If you put a pizza through a grate like that, all of the cheese would slide off, and it would suck. The only way it wouldn’t is if it’s not a fresh pizza, and maybe the turtles are used to that, but surely thirty minutes isn’t enough time for a pizza to be made and cool to that point. Also, stiffing the dude on a tip is a dick move turtles.
Next, what the fuck was going on with Casey Jones’ pants? Seriously, dude, why the fuck are they cupping your junk so tightly? I like you, I really do, but I don’t want to see that until we’ve been married years and you’re joking around. Come on, be better.
April, don’t change. Keep channeling Lois Lane and do your thing. Don’t let the man beat you down. Maybe don’t read your journal as a voice-over. It was kind of weird and out of place.
Danny’s dad was just so-so. He didn’t seem bad, but he wasn’t awesome or anything. So I’ll let the whole call me Dan now dad thing slide. It was borderline eh, though.
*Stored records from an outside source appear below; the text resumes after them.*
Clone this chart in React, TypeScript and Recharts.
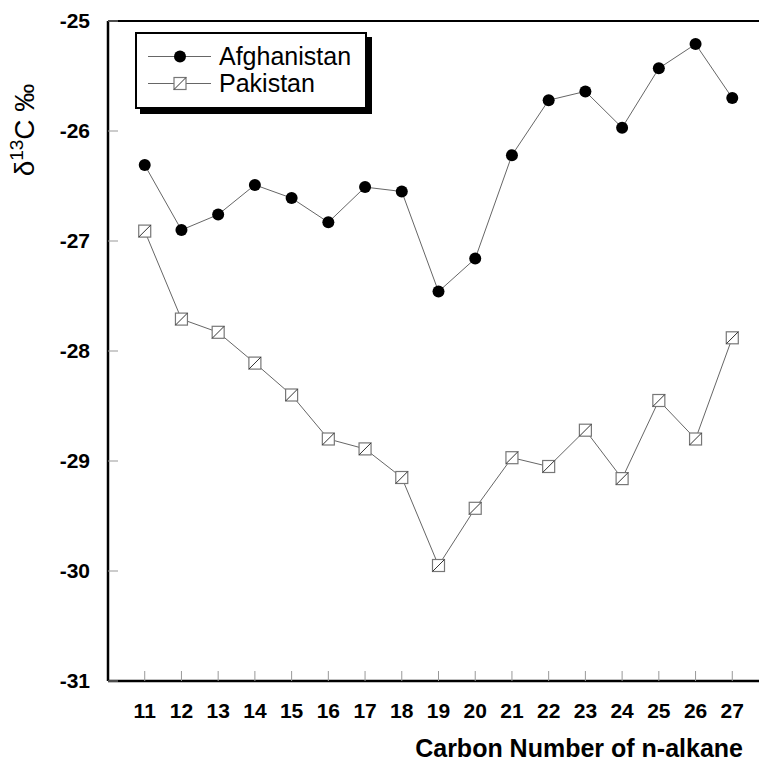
import React from "react"
import { LineChart, Line, XAxis, YAxis, Legend, Label } from "recharts"

// carbon number of n-alkane (x)
const carbonNumbers = [11, 12, 13, 14, 15, 16, 17, 18, 19, 20, 21, 22, 23, 24, 25, 26, 27]
// delta 13C values, per mil
const afghanistan = [-26.31, -26.9, -26.76, -26.49, -26.61, -26.83, -26.51, -26.55, -27.46, -27.16, -26.22, -25.72, -25.64, -25.97, -25.43, -25.21, -25.7]
const pakistan = [-26.91, -27.71, -27.83, -28.11, -28.4, -28.8, -28.89, -29.15, -29.95, -29.43, -28.97, -29.05, -28.72, -29.16, -28.45, -28.8, -27.88]
const yTicks = [-31, -30, -29, -28, -27, -26, -25]

const data = carbonNumbers.map((c, i) => ({
  carbon: c,
  afghanistan: afghanistan[i],
  pakistan: pakistan[i],
}))

const font = "'Liberation Sans', Arial, sans-serif"

function CircleDot(props: any) {
  const { cx, cy } = props
  if (cx == null || cy == null) return null
  return <circle cx={cx} cy={cy} r={6} fill="#000" />
}

function SquareDot(props: any) {
  const { cx, cy } = props
  if (cx == null || cy == null) return null
  const h = 6
  return (
    <g>
      <rect x={cx - h} y={cy - h} width={h * 2} height={h * 2} fill="#fff" stroke="#777" strokeWidth={1.2} />
      <line x1={cx - h} y1={cy + h} x2={cx + h} y2={cy - h} stroke="#333" strokeWidth={1} />
    </g>
  )
}

function LegendBox(props: any) {
  const { payload = [] } = props
  return (
    <div
      style={{
        width: 232,
        height: 77,
        border: "2px solid #000",
        boxShadow: "5px 5px 0 #000",
        background: "#fff",
        fontFamily: font,
        fontSize: 25,
        paddingTop: 9,
        boxSizing: "border-box",
      }}
    >
      {payload.map((p: any) => (
        <div key={p.dataKey} style={{ display: "flex", alignItems: "center", height: 27 }}>
          <svg width={82} height={27}>
            <line x1={11} y1={13.5} x2={74} y2={13.5} stroke="#666" strokeWidth={1} />
            {p.dataKey === "afghanistan" ? <CircleDot cx={43} cy={13.5} /> : <SquareDot cx={43} cy={13.5} />}
          </svg>
          <span style={{ color: "#000", lineHeight: "27px" }}>{p.value}</span>
        </div>
      ))}
    </div>
  )
}

function XTitle(props: any) {
  const vb = props.viewBox
  return (
    <text x={vb.x + vb.width - 26} y={vb.y + vb.height - 3.5} textAnchor="end" fontFamily={font} fontWeight="bold" fontSize={25} fill="#000">
      Carbon Number of n-alkane
    </text>
  )
}

function YTitle(props: any) {
  const vb = props.viewBox
  const x = vb.x + 34
  const y = vb.y + 109
  return (
    <text x={x} y={y} transform={`rotate(-90 ${x} ${y})`} textAnchor="middle" fontFamily={font} fontSize={28} fill="#000">
      δ<tspan dy={-11} fontSize={19}>13</tspan>
      <tspan dy={11}>C ‰</tspan>
    </text>
  )
}

const tickFont = { fill: "#000", fontSize: 21, fontWeight: "bold", fontFamily: font }
const thinTick = { stroke: "#999", strokeWidth: 1 }

export default function App() {
  return (
    <div style={{ position: "absolute", left: 0, top: 0, width: 759, height: 760, overflow: "hidden", background: "#fff" }}>
      <LineChart width={780} height={760} data={data} margin={{ top: 0, right: 0, bottom: 0, left: 0 }}>
        <XAxis
          dataKey="carbon"
          type="number"
          domain={[10, 28]}
          ticks={carbonNumbers}
          interval={0}
          height={79}
          tick={tickFont}
          tickSize={-10}
          tickMargin={32}
          axisLine={{ stroke: "#000", strokeWidth: 2.5 }}
          tickLine={thinTick}
        >
          <Label content={XTitle} />
        </XAxis>
        <XAxis
          xAxisId="top"
          orientation="top"
          dataKey="carbon"
          type="number"
          domain={[10, 28]}
          ticks={carbonNumbers}
          interval={0}
          height={21}
          tick={false}
          tickSize={-10}
          axisLine={{ stroke: "#000", strokeWidth: 2 }}
          tickLine={thinTick}
        />
        <YAxis
          type="number"
          domain={[-31, -25]}
          ticks={yTicks}
          interval={0}
          width={108}
          tick={tickFont}
          tickSize={-10}
          tickMargin={28}
          axisLine={{ stroke: "#000", strokeWidth: 2.5 }}
          tickLine={thinTick}
        >
          <Label content={YTitle} />
        </YAxis>
        <YAxis
          yAxisId="right"
          orientation="right"
          type="number"
          domain={[-31, -25]}
          ticks={yTicks}
          width={11}
          tick={false}
          tickSize={-10}
          axisLine={{ stroke: "#000", strokeWidth: 2 }}
          tickLine={thinTick}
        />
        <Legend
          layout="vertical"
          align="center"
          verticalAlign="middle"
          content={LegendBox}
          wrapperStyle={{ left: 135, top: 32, width: 232 }}
        />
        <Line
          dataKey="afghanistan"
          name="Afghanistan"
          stroke="#666"
          strokeWidth={1}
          dot={CircleDot}
          activeDot={false}
          isAnimationActive={false}
        />
        <Line
          dataKey="pakistan"
          name="Pakistan"
          stroke="#666"
          strokeWidth={1}
          dot={SquareDot}
          activeDot={false}
          isAnimationActive={false}
        />
      </LineChart>
    </div>
  )
}
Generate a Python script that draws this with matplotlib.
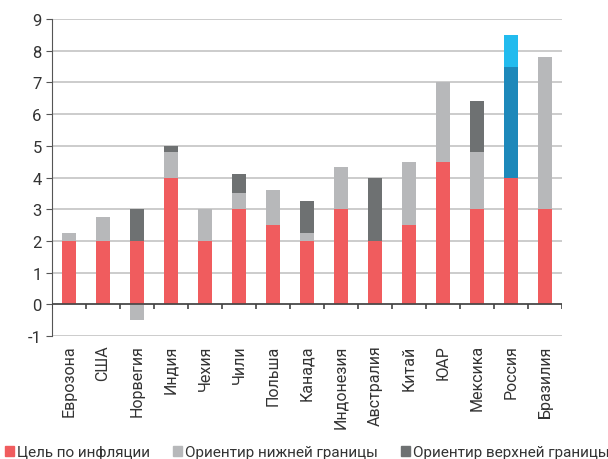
import numpy as np
import matplotlib
matplotlib.use("Agg")
import matplotlib.pyplot as plt
from matplotlib.patches import Rectangle

categories = ["Еврозона", "США", "Норвегия", "Индия", "Чехия", "Чили", "Польша",
              "Канада", "Индонезия", "Австралия", "Китай", "ЮАР", "Мексика",
              "Россия", "Бразилия"]
# цель по инфляции
target = [2, 2, 2, 4, 2, 3, 2.5, 2, 3, 2, 2.5, 4.5, 3, 4, 3]
# ориентир нижней границы (прирост над целью)
lower = [0.25, 0.75, -0.5, 0.8, 1, 0.5, 1.1, 0.25, 1.33, 0, 2, 2.5, 1.8, 0, 4.8]
# ориентир верхней границы
upper = [0, 0, 1, 0.2, 0, 0.6, 0, 1, 0, 2, 0, 0, 1.6, 0, 0]
# Россия - отдельная раскраска
ru_dark = [0] * 13 + [3.5, 0]
ru_light = [0] * 13 + [1, 0]

c_red = "#F05C5E"
c_lgrey = "#B7B8BA"
c_dgrey = "#6E7172"
c_dblue = "#1D88BA"
c_lblue = "#22BBEE"

plt.rcParams["font.family"] = ["Roboto", "DejaVu Sans"]
plt.rcParams["axes.unicode_minus"] = False

fig = plt.figure(figsize=(6.08, 4.6), dpi=100)
ax = fig.add_axes([0.0855, 0.2674, 0.8385, 0.6891])

x = np.arange(len(categories))
t = np.array(target, float)
lo = np.array(lower, float)
up = np.array(upper, float)
rd = np.array(ru_dark, float)
rl = np.array(ru_light, float)

w = 0.4
lo_pos = np.where(lo > 0, lo, 0)
lo_neg = np.where(lo < 0, lo, 0)
ax.bar(x, t, w, color=c_red, zorder=3)
ax.bar(x, lo_pos, w, bottom=t, color=c_lgrey, zorder=3)
ax.bar(x, lo_neg, w, bottom=0, color=c_lgrey, zorder=3)
ax.bar(x, up, w, bottom=t + lo_pos, color=c_dgrey, zorder=3)
ax.bar(x, rd, w, bottom=t + lo_pos + up, color=c_dblue, zorder=3)
ax.bar(x, rl, w, bottom=t + lo_pos + up + rd, color=c_lblue, zorder=3)

ax.set_xlim(-0.5, len(categories) - 0.5)
ax.set_ylim(-1, 9)
ax.set_yticks(range(-1, 10))
ax.yaxis.grid(True, color="#C4C4C4", linewidth=1.2, zorder=0)
ax.set_axisbelow(True)
for s in ["top", "right", "bottom"]:
    ax.spines[s].set_visible(False)
ax.spines["left"].set_color("#555555")
ax.tick_params(axis="y", length=4, color="#555555", labelsize=12, labelcolor="#333333")

# ось X на нуле с рисками между категориями
ax.axhline(0, color="#444444", linewidth=1.2, zorder=4)
ax.vlines(np.arange(len(categories) + 1) - 0.5, -0.15, 0, color="#444444",
          linewidth=1.2, zorder=4)

ax.set_xticks(x)
ax.set_xticklabels(categories, rotation=90, fontsize=11.5, color="#333333")
ax.tick_params(axis="x", length=0, pad=6)

handles = [Rectangle((0, 0), 1, 1, color=c) for c in (c_red, c_lgrey, c_dgrey)]
labels = ["Цель по инфляции", "Ориентир нижней границы", "Ориентир верхней границы"]
fig.legend(handles, labels, loc="lower center", bbox_to_anchor=(0.505, -0.03), ncol=3,
           frameon=False, fontsize=11, handlelength=0.6, handleheight=0.6,
           handletextpad=0.2, columnspacing=1.5, labelcolor="#333333")

fig.savefig("out.png", dpi=100)
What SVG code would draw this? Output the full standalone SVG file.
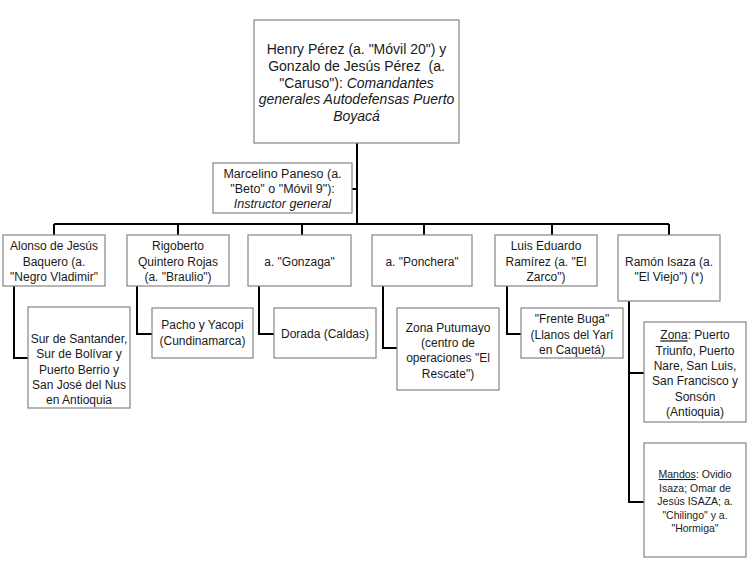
<svg xmlns="http://www.w3.org/2000/svg" width="750" height="565" viewBox="0 0 750 565">
<style>
.box{fill:#fff;stroke:#858585;stroke-width:1.2}
.c{fill:none;stroke:#000;stroke-width:2}
text{font-family:"Liberation Sans",Arial,sans-serif;fill:#1a1a1a;text-anchor:middle;white-space:pre}
.t14{font-size:14px}
.t125{font-size:12.5px}
.t12{font-size:12px}
.t105{font-size:10.5px}
.i{font-style:italic}
.u{text-decoration:underline}
</style>
<rect width="750" height="565" fill="#fff"/>
<g id="connectors">
<path class="c" d="M357,143V224M352,189H357M54,224H669M54,224V235M178,224V235M302,224V235M424,224V235M552,224V235M669,224V235"/>
<path class="c" d="M14,286V358H28M137,286V334H152M259,286V334H274M383,286V348H397M507,286V334H521M629,301V502H644M629,373H644"/>
</g>
<g id="top">
<rect class="box" x="254" y="20" width="205" height="123"/>
<text class="t14" x="356.5" y="54">Henry Pérez (a. "Móvil 20") y</text>
<text class="t14" x="356.5" y="70.8">Gonzalo de Jesús Pérez  (a.</text>
<text class="t14" x="356.5" y="87.6">"Caruso"): <tspan class="i">Comandantes</tspan></text>
<text class="t14 i" x="356.5" y="104.4">generales Autodefensas Puerto</text>
<text class="t14 i" x="356.5" y="121.2">Boyacá</text>
</g>
<g id="instructor">
<rect class="box" x="213" y="163" width="139" height="50"/>
<text class="t125" x="282.5" y="177.7">Marcelino Paneso (a.</text>
<text class="t125" x="282.5" y="193">"Beto" o "Móvil 9"):</text>
<text class="t125 i" x="282.5" y="207.7">Instructor general</text>
</g>
<g id="n1">
<rect class="box" x="3" y="235" width="102" height="51"/>
<text class="t12" x="54" y="250">Alonso de Jesús</text>
<text class="t12" x="54" y="265.5">Baquero (a.</text>
<text class="t12" x="54" y="281">"Negro Vladimir"</text>
</g>
<g id="n2">
<rect class="box" x="127" y="235" width="102" height="51"/>
<text class="t12" x="178" y="250">Rigoberto</text>
<text class="t12" x="178" y="265.5">Quintero Rojas</text>
<text class="t12" x="178" y="281">(a. "Braulio")</text>
</g>
<g id="n3">
<rect class="box" x="248" y="235" width="103" height="51"/>
<text class="t12" x="299.5" y="265.5">a. "Gonzaga"</text>
</g>
<g id="n4">
<rect class="box" x="372" y="235" width="100" height="51"/>
<text class="t12" x="422" y="265.5">a. "Ponchera"</text>
</g>
<g id="n5">
<rect class="box" x="495" y="235" width="102" height="51"/>
<text class="t12" x="546" y="250">Luis Eduardo</text>
<text class="t12" x="546" y="265.5">Ramírez (a. "El</text>
<text class="t12" x="546" y="281">Zarco")</text>
</g>
<g id="n6">
<rect class="box" x="618" y="235" width="102" height="66"/>
<text class="t12" x="669" y="265.5">Ramón Isaza (a.</text>
<text class="t12" x="669" y="281">"El Viejo") (*)</text>
</g>
<g id="s1">
<rect class="box" x="28" y="307" width="102" height="101"/>
<text class="t12" x="79" y="342.7">Sur de Santander,</text>
<text class="t12" x="79" y="358">Sur de Bolívar y</text>
<text class="t12" x="79" y="373.5">Puerto Berrio y</text>
<text class="t12" x="79" y="389">San José del Nus</text>
<text class="t12" x="79" y="404.4">en Antioquia</text>
</g>
<g id="s2">
<rect class="box" x="152" y="308" width="101" height="50"/>
<text class="t12" x="202.5" y="329.4">Pacho y Yacopi</text>
<text class="t12" x="202.5" y="345">(Cundinamarca)</text>
</g>
<g id="s3">
<rect class="box" x="274" y="308" width="102" height="50"/>
<text class="t12" x="325" y="337.7">Dorada (Caldas)</text>
</g>
<g id="s4">
<rect class="box" x="397" y="308" width="102" height="82"/>
<text class="t12" x="448" y="331.7">Zona Putumayo</text>
<text class="t12" x="448" y="347">(centro de</text>
<text class="t12" x="448" y="362.3">operaciones "El</text>
<text class="t12" x="448" y="378">Rescate")</text>
</g>
<g id="s5">
<rect class="box" x="521" y="308" width="102" height="50"/>
<text class="t12" x="572" y="323.4">"Frente Buga"</text>
<text class="t12" x="572" y="338.7">(Llanos del Yarí</text>
<text class="t12" x="572" y="354">en Caquetá)</text>
</g>
<g id="s6a">
<rect class="box" x="644" y="322" width="102" height="100"/>
<text class="t12" x="695" y="339.4"><tspan class="u">Zona</tspan>: Puerto</text>
<text class="t12" x="695" y="355">Triunfo, Puerto</text>
<text class="t12" x="695" y="370">Nare, San Luis,</text>
<text class="t12" x="695" y="385">San Francisco y</text>
<text class="t12" x="695" y="401">Sonsón</text>
<text class="t12" x="695" y="415.5">(Antioquia)</text>
</g>
<g id="s6b">
<rect class="box" x="644" y="443" width="102" height="114"/>
<text class="t105" x="695" y="478"><tspan class="u">Mandos</tspan>: Ovidio</text>
<text class="t105" x="695" y="491.5">Isaza; Omar de</text>
<text class="t105" x="695" y="505">Jesús ISAZA; a.</text>
<text class="t105" x="695" y="518.5">"Chilingo" y a.</text>
<text class="t105" x="695" y="532">"Hormiga"</text>
</g>
</svg>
This was yet another one of my husband’s movies. It’s the movie he’s most watched in his lifetime, and we tried to watch it with our kids. Like young children, they asked questions the entire time, and the experience was probably not what he had in mind. Still, they’ve seen it and hopefully one day grow to appreciate it the way he would like them to.
Nineteen-ninety-one has three movies of mine, finally, so I’m happy to watch something of mine finally.